In-processing. Add a fairness constraint to the loss function so training penalises the disparity you care about. Cleaner in theory, requires you to have committed to a definition first.
Post-processing. Adjust the threshold per group so the deployed decision rate hits the parity target. The most common and the most contested, because the threshold is visibly different across groups. The discomfort is the point: you are making the trade-off explicit instead of hiding it inside a single global cutoff that produces a disparate outcome.
None of these are one-time fixes. The model drifts, the population shifts, the labels age. Bias testing is a quarterly job, not a launch checklist.

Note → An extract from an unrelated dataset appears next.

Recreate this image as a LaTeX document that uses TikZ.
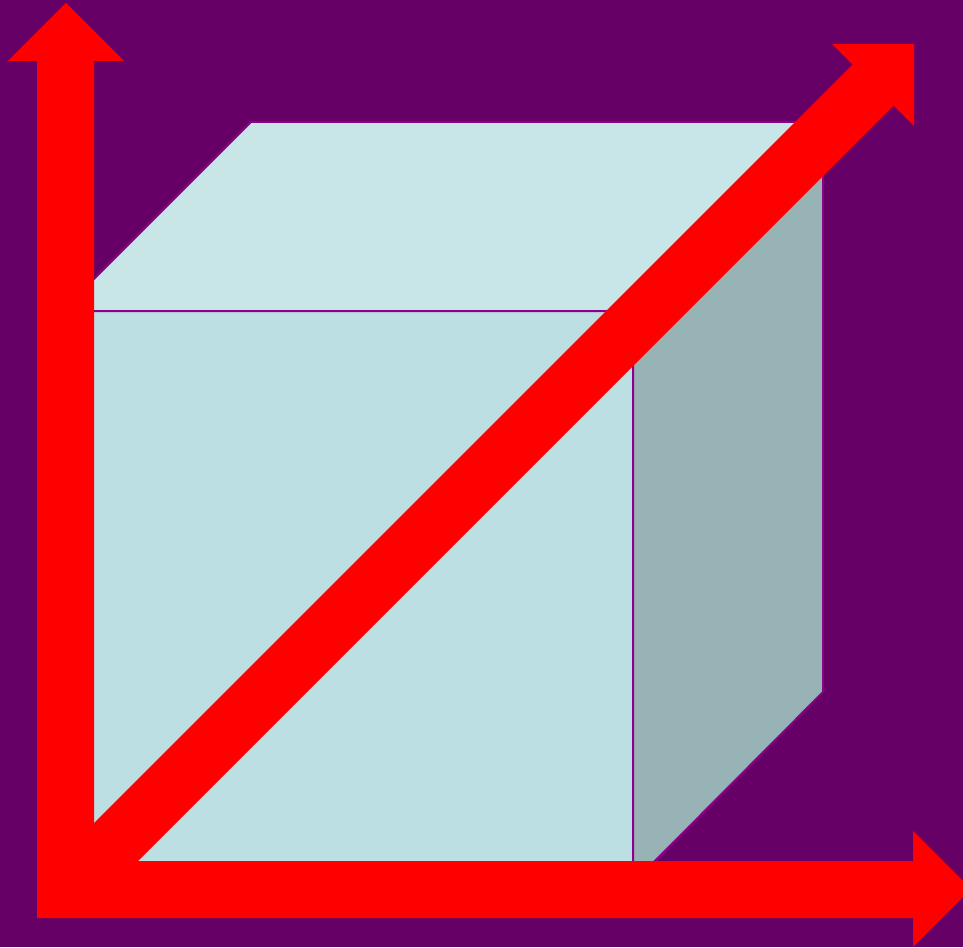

What the EU AI Act actually asks for
Article 10 of the EU AI Act on data governance for high-risk systems is where the bias requirements live. The text asks for training, validation, and test sets that are “relevant, sufficiently representative” and as far as possible “free of errors and complete.” It asks for examination of “possible biases” likely to affect health, safety, or fundamental rights, and measures to “detect, prevent and mitigate” them. It explicitly permits processing special-category personal data where strictly necessary to detect and correct bias.
Translated to the governance documentation you have to produce: the fairness definition you picked, the groups you tested against, results per group, the mitigation choices and their trade-offs, the residual risk you accepted in writing, the cadence for re-testing. The Act does not tell you which definition to pick. It does tell you to pick one, defend it, and show your work.
The honest close
I have stopped describing fairness work as solving bias. It is closer to managing it, the same way an AI risk program manages model drift or third-party exposure. You will not get a clean number. You will get a defensible trade-off, documented and revisited on a cadence. The teams that get hurt are the ones who shipped without picking a definition. The teams that hold up under scrutiny can show a regulator the choice they made, the cost of that choice, and the proof they are still watching.